A resident of the Carbonville area brought up concerns about road damage to roads in his neighborhood caused by a waterline project during Tuesday's Price River Water Improvement District meeting.
Phillip Palmer, a PRWID board member, gave a quick report about the situation and explained that the difficulties were being attributed to bad weather conditions. Palmer explained that extremely high amounts of water this year are possibly causing compacted areas to saturate and sink.
Robert Tanner, a Carbonville resident, told the board his concerns with the company and mentioned one instance where the company reportedly left the project and went to work on another project in Price.
A representative for TNT General Contractors, the contractor for the waterline project, explained that the company only took one crew to work on another project after the board decided they were well within their contract to do so.
Terry Messersmith explained the difficulties associated with working on the already uneven roads of Prazen Lane and other areas in Carbonville.

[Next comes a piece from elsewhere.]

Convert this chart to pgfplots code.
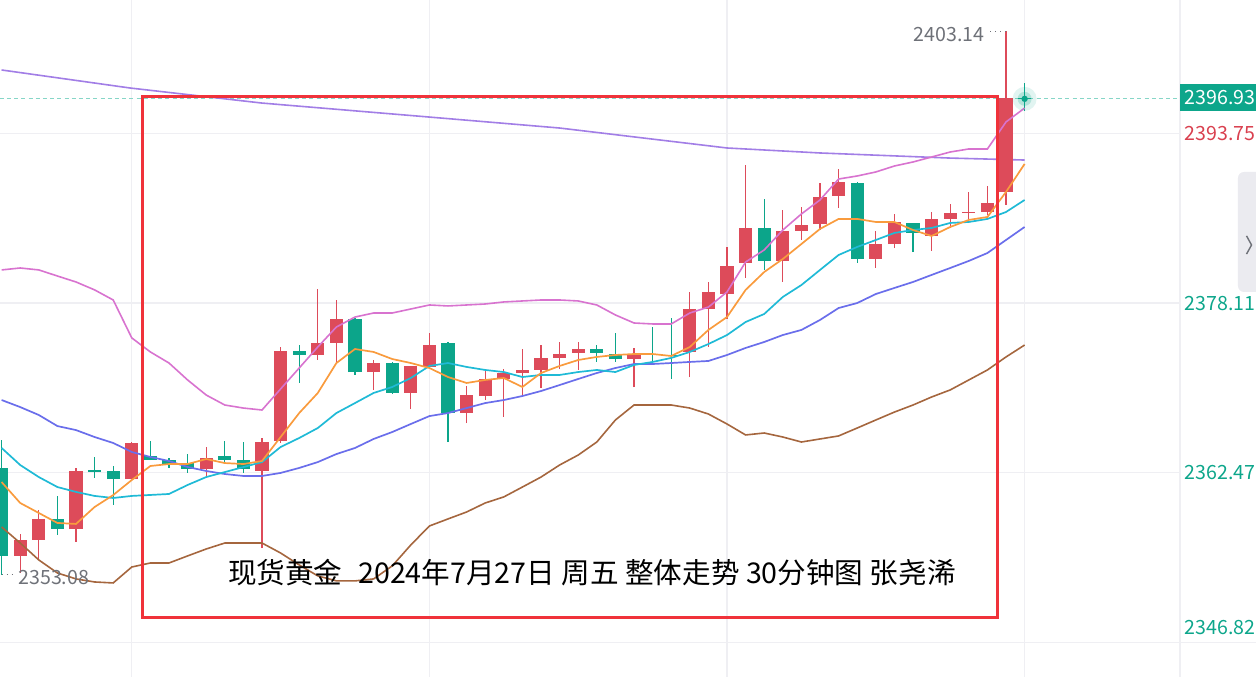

"We do take a lot of pride in our work," said Messersmith after hearing the remarks of the resident. He later explained that the company used only approved methods for compaction and that the settlement was not due to the compaction methods used by the construction company, but rather the saturation due to heavy amounts of rainfall.
"We recognize there's a problem," Messersmith said, explaining that his company doesn't perform substandard work and that they will honor their responsibility to PRWID and residents. "I want to regain and earn the trust of the citizens and will do anything to do that."
He said that the company has been waiting for dry weather to fix the trench failures and work was being done that day on the areas in question. Messersmith said the project was completed except for the settling.
He also explained that PRWID is TNT's first priority and that the company is willing to come back again for compaction to resolve the issue.
Messersmith also explained that some of the trenches the company has been fixing weren't even theirs. The company explained that they were even fixing previous companies' and private residents' road work.
In an unrelated matter, PRWID board members voted to pay TNT and accepted a request for payment from the company. The board approved the payment of $80,588.21 and recognized that just one more pay request is left after this one and is expected to be for an amount between $50,000 and $75,000.
In another matter, board members discussed concerns about the Gardiner Gate Subdivision, an industrial area near the airport which the owner is attempting to subdivide.
Currently, a 50,000-gallon water storage tank near the site provides only 250 gallons per minute while 500 gallons is required by the county. The tank would have to be at least 60,000 gallons to accommodate this amount of water.
Dan Sheppard asked the board for suggestions on how to solve the problem of not enough water pressure to meet requirements for the four plot industrial subdivision.
Palmer suggested that PRWID could put in a different tank that could hold more water and update existing pumps. He explained that a taller tank would "raise pressure substantially." Palmer also explained that if the tank was modified, it would benefit everybody.
Another idea discussed by the board was the possibility of adding another pump station next to the landfill which could also raise pressure.
Replacing the current tank would be very costly, but it would also be costly to rectify the problem no matter what they decide to do.
The board decided it would be beneficial to hear the county's view on the matter before making a decision on it. Tom Matthews made a motion to contact the county and it was seconded by Betty Wheeler. The motion was carried by a unanimous vote.